### SOURCE EXCERPT
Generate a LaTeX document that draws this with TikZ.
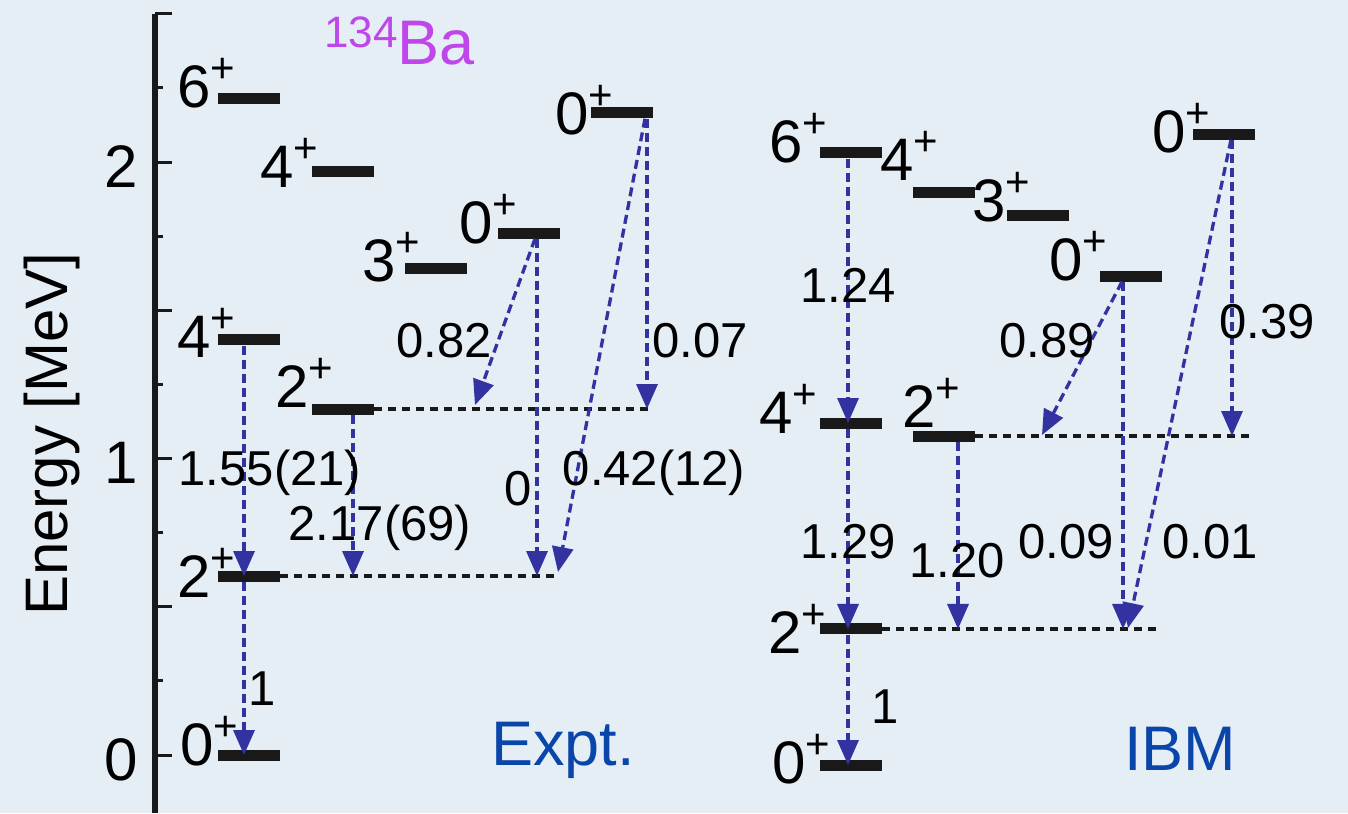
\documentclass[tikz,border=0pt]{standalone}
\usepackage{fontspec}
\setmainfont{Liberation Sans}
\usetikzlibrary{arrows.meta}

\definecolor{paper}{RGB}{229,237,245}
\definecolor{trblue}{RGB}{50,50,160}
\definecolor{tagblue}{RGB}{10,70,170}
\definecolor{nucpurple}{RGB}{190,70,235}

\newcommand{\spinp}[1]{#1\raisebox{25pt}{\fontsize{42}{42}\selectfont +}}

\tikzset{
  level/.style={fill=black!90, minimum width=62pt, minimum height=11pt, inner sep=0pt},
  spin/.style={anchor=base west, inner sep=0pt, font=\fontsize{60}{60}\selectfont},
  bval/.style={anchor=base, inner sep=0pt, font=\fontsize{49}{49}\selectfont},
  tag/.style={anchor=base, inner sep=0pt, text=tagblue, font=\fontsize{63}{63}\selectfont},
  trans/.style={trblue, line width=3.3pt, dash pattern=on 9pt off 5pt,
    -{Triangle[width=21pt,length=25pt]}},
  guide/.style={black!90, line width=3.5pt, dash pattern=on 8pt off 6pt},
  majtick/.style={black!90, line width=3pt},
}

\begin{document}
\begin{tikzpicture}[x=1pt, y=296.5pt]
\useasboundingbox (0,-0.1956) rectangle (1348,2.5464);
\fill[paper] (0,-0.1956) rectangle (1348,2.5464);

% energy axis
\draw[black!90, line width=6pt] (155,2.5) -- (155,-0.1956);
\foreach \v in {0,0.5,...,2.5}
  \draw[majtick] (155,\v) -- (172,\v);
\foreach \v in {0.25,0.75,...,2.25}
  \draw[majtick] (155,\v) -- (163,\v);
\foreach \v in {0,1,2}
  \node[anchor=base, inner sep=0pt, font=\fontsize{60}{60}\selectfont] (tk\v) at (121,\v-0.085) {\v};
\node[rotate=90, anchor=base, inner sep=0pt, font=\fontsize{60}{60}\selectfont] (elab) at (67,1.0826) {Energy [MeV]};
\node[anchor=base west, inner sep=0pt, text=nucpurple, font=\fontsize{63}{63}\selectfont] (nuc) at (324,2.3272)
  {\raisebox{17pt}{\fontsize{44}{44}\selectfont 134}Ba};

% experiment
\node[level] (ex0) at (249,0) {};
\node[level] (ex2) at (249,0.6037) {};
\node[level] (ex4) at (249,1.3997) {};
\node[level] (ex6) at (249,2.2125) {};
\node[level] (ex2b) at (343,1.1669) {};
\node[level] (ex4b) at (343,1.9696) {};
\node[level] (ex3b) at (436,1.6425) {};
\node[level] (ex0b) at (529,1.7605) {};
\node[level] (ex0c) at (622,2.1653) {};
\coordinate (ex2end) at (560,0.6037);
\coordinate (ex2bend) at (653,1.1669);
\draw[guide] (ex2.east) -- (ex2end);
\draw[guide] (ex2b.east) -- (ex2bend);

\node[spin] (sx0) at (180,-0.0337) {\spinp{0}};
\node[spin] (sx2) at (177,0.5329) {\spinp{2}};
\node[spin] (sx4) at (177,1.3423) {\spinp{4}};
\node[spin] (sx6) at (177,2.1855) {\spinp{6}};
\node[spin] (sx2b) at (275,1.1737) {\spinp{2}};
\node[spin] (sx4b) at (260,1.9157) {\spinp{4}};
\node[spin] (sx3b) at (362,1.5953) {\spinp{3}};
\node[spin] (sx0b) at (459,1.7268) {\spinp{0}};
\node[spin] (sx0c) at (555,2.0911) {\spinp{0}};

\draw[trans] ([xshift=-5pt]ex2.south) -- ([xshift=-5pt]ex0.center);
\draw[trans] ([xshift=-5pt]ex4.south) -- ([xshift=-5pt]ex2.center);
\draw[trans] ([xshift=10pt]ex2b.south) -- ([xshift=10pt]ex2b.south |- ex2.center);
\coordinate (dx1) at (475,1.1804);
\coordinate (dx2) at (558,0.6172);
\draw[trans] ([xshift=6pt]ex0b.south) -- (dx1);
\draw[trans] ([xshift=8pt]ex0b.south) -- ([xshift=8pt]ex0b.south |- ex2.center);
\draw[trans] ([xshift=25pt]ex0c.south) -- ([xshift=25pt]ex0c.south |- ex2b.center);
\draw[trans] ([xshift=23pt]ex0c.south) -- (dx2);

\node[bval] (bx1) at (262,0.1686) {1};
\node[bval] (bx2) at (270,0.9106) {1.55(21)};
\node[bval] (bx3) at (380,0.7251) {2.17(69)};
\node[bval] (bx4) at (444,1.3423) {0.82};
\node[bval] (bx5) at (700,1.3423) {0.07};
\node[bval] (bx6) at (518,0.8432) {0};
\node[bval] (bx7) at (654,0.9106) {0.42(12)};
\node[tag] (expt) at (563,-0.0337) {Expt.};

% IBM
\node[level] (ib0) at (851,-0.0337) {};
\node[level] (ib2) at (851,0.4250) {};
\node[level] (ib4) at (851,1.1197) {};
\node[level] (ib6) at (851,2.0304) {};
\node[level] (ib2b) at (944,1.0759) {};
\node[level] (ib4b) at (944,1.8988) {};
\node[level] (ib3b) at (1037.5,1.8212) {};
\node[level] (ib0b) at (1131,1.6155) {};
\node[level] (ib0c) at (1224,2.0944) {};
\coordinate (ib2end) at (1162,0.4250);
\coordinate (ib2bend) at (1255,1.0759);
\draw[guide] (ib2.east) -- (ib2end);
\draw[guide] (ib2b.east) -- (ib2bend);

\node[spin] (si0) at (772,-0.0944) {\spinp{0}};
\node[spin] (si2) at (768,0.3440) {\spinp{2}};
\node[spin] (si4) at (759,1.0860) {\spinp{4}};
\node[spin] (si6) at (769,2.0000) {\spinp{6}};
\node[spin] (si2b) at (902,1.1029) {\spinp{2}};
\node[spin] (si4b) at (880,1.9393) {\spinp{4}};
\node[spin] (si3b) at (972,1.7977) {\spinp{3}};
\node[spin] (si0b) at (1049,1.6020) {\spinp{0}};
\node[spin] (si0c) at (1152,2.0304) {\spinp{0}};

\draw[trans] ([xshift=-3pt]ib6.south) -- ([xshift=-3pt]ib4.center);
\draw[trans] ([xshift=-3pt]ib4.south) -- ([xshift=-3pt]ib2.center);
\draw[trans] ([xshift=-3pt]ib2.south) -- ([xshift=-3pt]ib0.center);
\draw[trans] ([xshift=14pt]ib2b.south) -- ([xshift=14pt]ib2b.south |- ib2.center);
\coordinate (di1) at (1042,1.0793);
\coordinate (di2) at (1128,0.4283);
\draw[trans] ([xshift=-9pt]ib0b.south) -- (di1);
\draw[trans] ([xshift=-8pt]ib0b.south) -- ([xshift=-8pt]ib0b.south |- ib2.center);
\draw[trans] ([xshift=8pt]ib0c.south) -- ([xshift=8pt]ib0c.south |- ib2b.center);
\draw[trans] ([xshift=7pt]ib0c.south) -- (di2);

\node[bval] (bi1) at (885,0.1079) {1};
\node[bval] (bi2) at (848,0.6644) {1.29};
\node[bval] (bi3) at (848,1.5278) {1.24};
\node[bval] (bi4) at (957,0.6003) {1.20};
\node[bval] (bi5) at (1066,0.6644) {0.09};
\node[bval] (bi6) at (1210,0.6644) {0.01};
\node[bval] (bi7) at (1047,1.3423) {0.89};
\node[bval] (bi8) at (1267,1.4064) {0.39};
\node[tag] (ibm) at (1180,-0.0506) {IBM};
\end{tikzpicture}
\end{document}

### TASK DESCRIPTION
Keep every word of the data as it is when you write it out, but drop the pictures.

### RESPONSE TO THIS EXERCISE
Generate a LaTeX document that draws this with TikZ.
\documentclass[tikz,border=0pt]{standalone}
\usepackage{fontspec}
\setmainfont{Liberation Sans}
\usetikzlibrary{arrows.meta}

\definecolor{paper}{RGB}{229,237,245}
\definecolor{trblue}{RGB}{50,50,160}
\definecolor{tagblue}{RGB}{10,70,170}
\definecolor{nucpurple}{RGB}{190,70,235}

\newcommand{\spinp}[1]{#1\raisebox{25pt}{\fontsize{42}{42}\selectfont +}}

\tikzset{
  level/.style={fill=black!90, minimum width=62pt, minimum height=11pt, inner sep=0pt},
  spin/.style={anchor=base west, inner sep=0pt, font=\fontsize{60}{60}\selectfont},
  bval/.style={anchor=base, inner sep=0pt, font=\fontsize{49}{49}\selectfont},
  tag/.style={anchor=base, inner sep=0pt, text=tagblue, font=\fontsize{63}{63}\selectfont},
  trans/.style={trblue, line width=3.3pt, dash pattern=on 9pt off 5pt,
    -{Triangle[width=21pt,length=25pt]}},
  guide/.style={black!90, line width=3.5pt, dash pattern=on 8pt off 6pt},
  majtick/.style={black!90, line width=3pt},
}

\begin{document}
\begin{tikzpicture}[x=1pt, y=296.5pt]
\useasboundingbox (0,-0.1956) rectangle (1348,2.5464);
\fill[paper] (0,-0.1956) rectangle (1348,2.5464);

% energy axis
\draw[black!90, line width=6pt] (155,2.5) -- (155,-0.1956);
\foreach \v in {0,0.5,...,2.5}
  \draw[majtick] (155,\v) -- (172,\v);
\foreach \v in {0.25,0.75,...,2.25}
  \draw[majtick] (155,\v) -- (163,\v);
\foreach \v in {0,1,2}
  \node[anchor=base, inner sep=0pt, font=\fontsize{60}{60}\selectfont] (tk\v) at (121,\v-0.085) {\v};
\node[rotate=90, anchor=base, inner sep=0pt, font=\fontsize{60}{60}\selectfont] (elab) at (67,1.0826) {Energy [MeV]};
\node[anchor=base west, inner sep=0pt, text=nucpurple, font=\fontsize{63}{63}\selectfont] (nuc) at (324,2.3272)
  {\raisebox{17pt}{\fontsize{44}{44}\selectfont 134}Ba};

% experiment
\node[level] (ex0) at (249,0) {};
\node[level] (ex2) at (249,0.6037) {};
\node[level] (ex4) at (249,1.3997) {};
\node[level] (ex6) at (249,2.2125) {};
\node[level] (ex2b) at (343,1.1669) {};
\node[level] (ex4b) at (343,1.9696) {};
\node[level] (ex3b) at (436,1.6425) {};
\node[level] (ex0b) at (529,1.7605) {};
\node[level] (ex0c) at (622,2.1653) {};
\coordinate (ex2end) at (560,0.6037);
\coordinate (ex2bend) at (653,1.1669);
\draw[guide] (ex2.east) -- (ex2end);
\draw[guide] (ex2b.east) -- (ex2bend);

\node[spin] (sx0) at (180,-0.0337) {\spinp{0}};
\node[spin] (sx2) at (177,0.5329) {\spinp{2}};
\node[spin] (sx4) at (177,1.3423) {\spinp{4}};
\node[spin] (sx6) at (177,2.1855) {\spinp{6}};
\node[spin] (sx2b) at (275,1.1737) {\spinp{2}};
\node[spin] (sx4b) at (260,1.9157) {\spinp{4}};
\node[spin] (sx3b) at (362,1.5953) {\spinp{3}};
\node[spin] (sx0b) at (459,1.7268) {\spinp{0}};
\node[spin] (sx0c) at (555,2.0911) {\spinp{0}};

\draw[trans] ([xshift=-5pt]ex2.south) -- ([xshift=-5pt]ex0.center);
\draw[trans] ([xshift=-5pt]ex4.south) -- ([xshift=-5pt]ex2.center);
\draw[trans] ([xshift=10pt]ex2b.south) -- ([xshift=10pt]ex2b.south |- ex2.center);
\coordinate (dx1) at (475,1.1804);
\coordinate (dx2) at (558,0.6172);
\draw[trans] ([xshift=6pt]ex0b.south) -- (dx1);
\draw[trans] ([xshift=8pt]ex0b.south) -- ([xshift=8pt]ex0b.south |- ex2.center);
\draw[trans] ([xshift=25pt]ex0c.south) -- ([xshift=25pt]ex0c.south |- ex2b.center);
\draw[trans] ([xshift=23pt]ex0c.south) -- (dx2);

\node[bval] (bx1) at (262,0.1686) {1};
\node[bval] (bx2) at (270,0.9106) {1.55(21)};
\node[bval] (bx3) at (380,0.7251) {2.17(69)};
\node[bval] (bx4) at (444,1.3423) {0.82};
\node[bval] (bx5) at (700,1.3423) {0.07};
\node[bval] (bx6) at (518,0.8432) {0};
\node[bval] (bx7) at (654,0.9106) {0.42(12)};
\node[tag] (expt) at (563,-0.0337) {Expt.};

% IBM
\node[level] (ib0) at (851,-0.0337) {};
\node[level] (ib2) at (851,0.4250) {};
\node[level] (ib4) at (851,1.1197) {};
\node[level] (ib6) at (851,2.0304) {};
\node[level] (ib2b) at (944,1.0759) {};
\node[level] (ib4b) at (944,1.8988) {};
\node[level] (ib3b) at (1037.5,1.8212) {};
\node[level] (ib0b) at (1131,1.6155) {};
\node[level] (ib0c) at (1224,2.0944) {};
\coordinate (ib2end) at (1162,0.4250);
\coordinate (ib2bend) at (1255,1.0759);
\draw[guide] (ib2.east) -- (ib2end);
\draw[guide] (ib2b.east) -- (ib2bend);

\node[spin] (si0) at (772,-0.0944) {\spinp{0}};
\node[spin] (si2) at (768,0.3440) {\spinp{2}};
\node[spin] (si4) at (759,1.0860) {\spinp{4}};
\node[spin] (si6) at (769,2.0000) {\spinp{6}};
\node[spin] (si2b) at (902,1.1029) {\spinp{2}};
\node[spin] (si4b) at (880,1.9393) {\spinp{4}};
\node[spin] (si3b) at (972,1.7977) {\spinp{3}};
\node[spin] (si0b) at (1049,1.6020) {\spinp{0}};
\node[spin] (si0c) at (1152,2.0304) {\spinp{0}};

\draw[trans] ([xshift=-3pt]ib6.south) -- ([xshift=-3pt]ib4.center);
\draw[trans] ([xshift=-3pt]ib4.south) -- ([xshift=-3pt]ib2.center);
\draw[trans] ([xshift=-3pt]ib2.south) -- ([xshift=-3pt]ib0.center);
\draw[trans] ([xshift=14pt]ib2b.south) -- ([xshift=14pt]ib2b.south |- ib2.center);
\coordinate (di1) at (1042,1.0793);
\coordinate (di2) at (1128,0.4283);
\draw[trans] ([xshift=-9pt]ib0b.south) -- (di1);
\draw[trans] ([xshift=-8pt]ib0b.south) -- ([xshift=-8pt]ib0b.south |- ib2.center);
\draw[trans] ([xshift=8pt]ib0c.south) -- ([xshift=8pt]ib0c.south |- ib2b.center);
\draw[trans] ([xshift=7pt]ib0c.south) -- (di2);

\node[bval] (bi1) at (885,0.1079) {1};
\node[bval] (bi2) at (848,0.6644) {1.29};
\node[bval] (bi3) at (848,1.5278) {1.24};
\node[bval] (bi4) at (957,0.6003) {1.20};
\node[bval] (bi5) at (1066,0.6644) {0.09};
\node[bval] (bi6) at (1210,0.6644) {0.01};
\node[bval] (bi7) at (1047,1.3423) {0.89};
\node[bval] (bi8) at (1267,1.4064) {0.39};
\node[tag] (ibm) at (1180,-0.0506) {IBM};
\end{tikzpicture}
\end{document}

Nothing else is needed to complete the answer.